Following the scheduled chain halt at Block Height 182 000, Dry Run chain stopped making blocks from 15:17 utc Thu until ~16:00 utc Fri, so ~26 hours
It may seem bad, but it actually went incredibly well. We wanted to squeeze a state migration test in before the Dec 3 mainnet launch, so there wasn’t much time to do it. Thanks to everyone that stuck it out amidst the challenges
Some observations:
1. This upgrade was pretty short-notice
and the notice wasn’t widespread (ie. email, announcements channel); also it was USA’s Thanksgiving day.
unless it’s an emergency, let’s coordinate upgrades well in advance for Tuesdays/Wednesdays/Thursdays that are not major holidays
let’s use a governance proposal to decide yes / no, followed by a second governance proposal to decide date/time
let’s use the validator alerts mailing list (here), the validator alerts Discord channel, and seek readiness confirmation from validators that did not vote on the second governance proposal
2. One validator dominated the consensus set & signed incorrectly
The evening prior to upgrade, a validator increased their stake and dominated the set with 18.75% of the voting power. As a result, we needed to rally a lot more voting power from the tail to progress.
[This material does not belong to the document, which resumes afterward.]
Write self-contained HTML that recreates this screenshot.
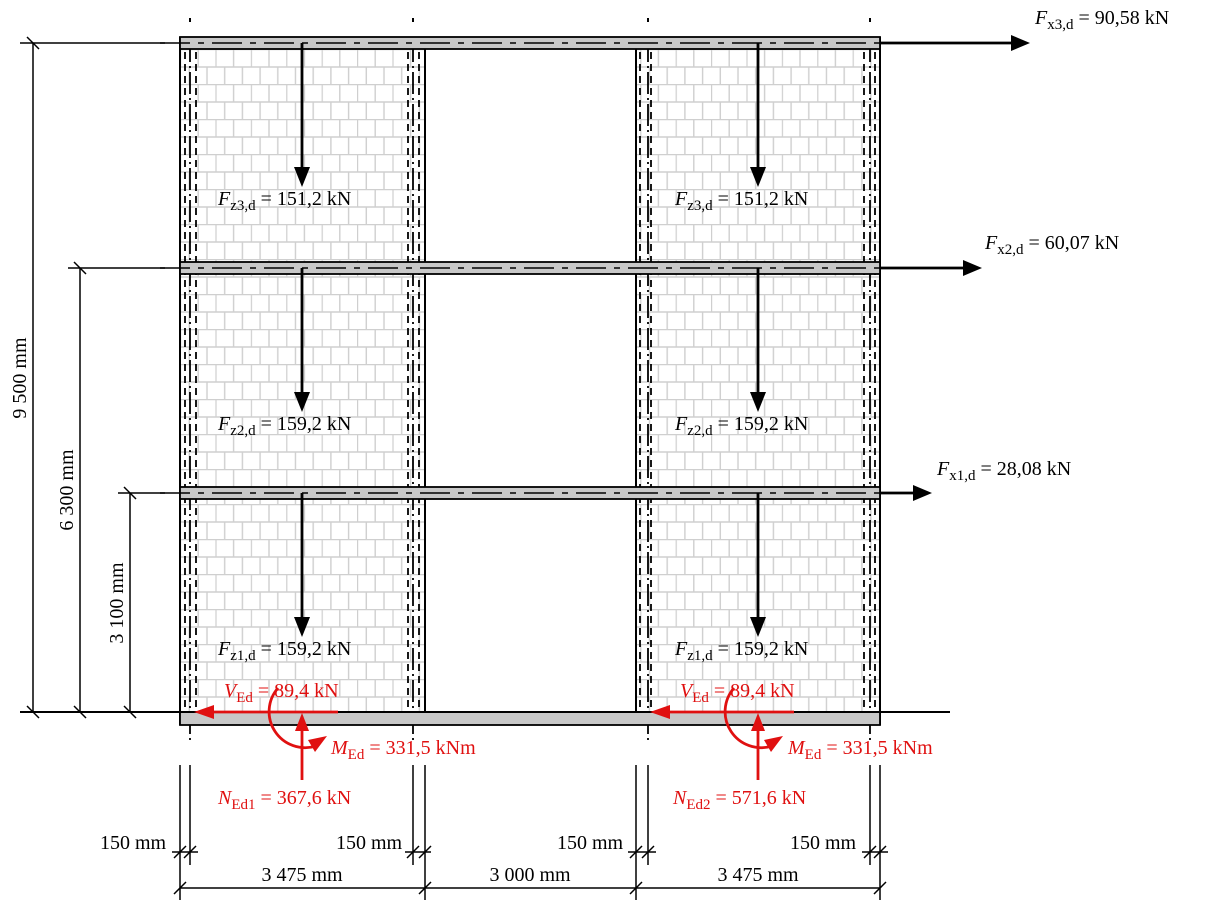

at mainnet we anticipate a substantial increase in stake, which should better distribute voting power
3. Operator struggles
The lack of correctly-signing voting power revealed struggling validator operators.
some validators learned the importance of careful verification (and carefully following the guide)
verify the sha256sum of the migration json file before launching
verify scripts in advance
verify (and maybe rename) the binaries that are being replaced (so that they aren’t accidentally used)
the Heliax engineers learned about some weaknesses that needed to be addressed in the migration code and a minor issue in the protocol itself
4. Recovery was very slow
the state was 211 gb, which meant that people had to make and distribute large snapshots of the pre-upgrade chain → v0.46.0 fixes this size issue
the client corrupted the database when it was restarted
the migration process and code have been improved to prevent this problem
Note: if you can spare the hard drive space, making a snapshot of the pre-upgrade chain before advancing to the upgrade could help save the day.
@brentstone does the above seem about right? Let me know if I missed anything. Great job organizing this!
Given the above, it’s amazing to me that we had ~84% voting power online, and the vast majority of these validators were voting correctly, but we didn’t have enough voting power signing correctly.
This was ++helpful! Thanks to our large set of helpful and capable validators
This event gave us the chance to work through a challenge together, and some people really shone We were able to identify how and where people are slipping through the cracks, and now we’re ready for any state migration that may be needed post-mainnet.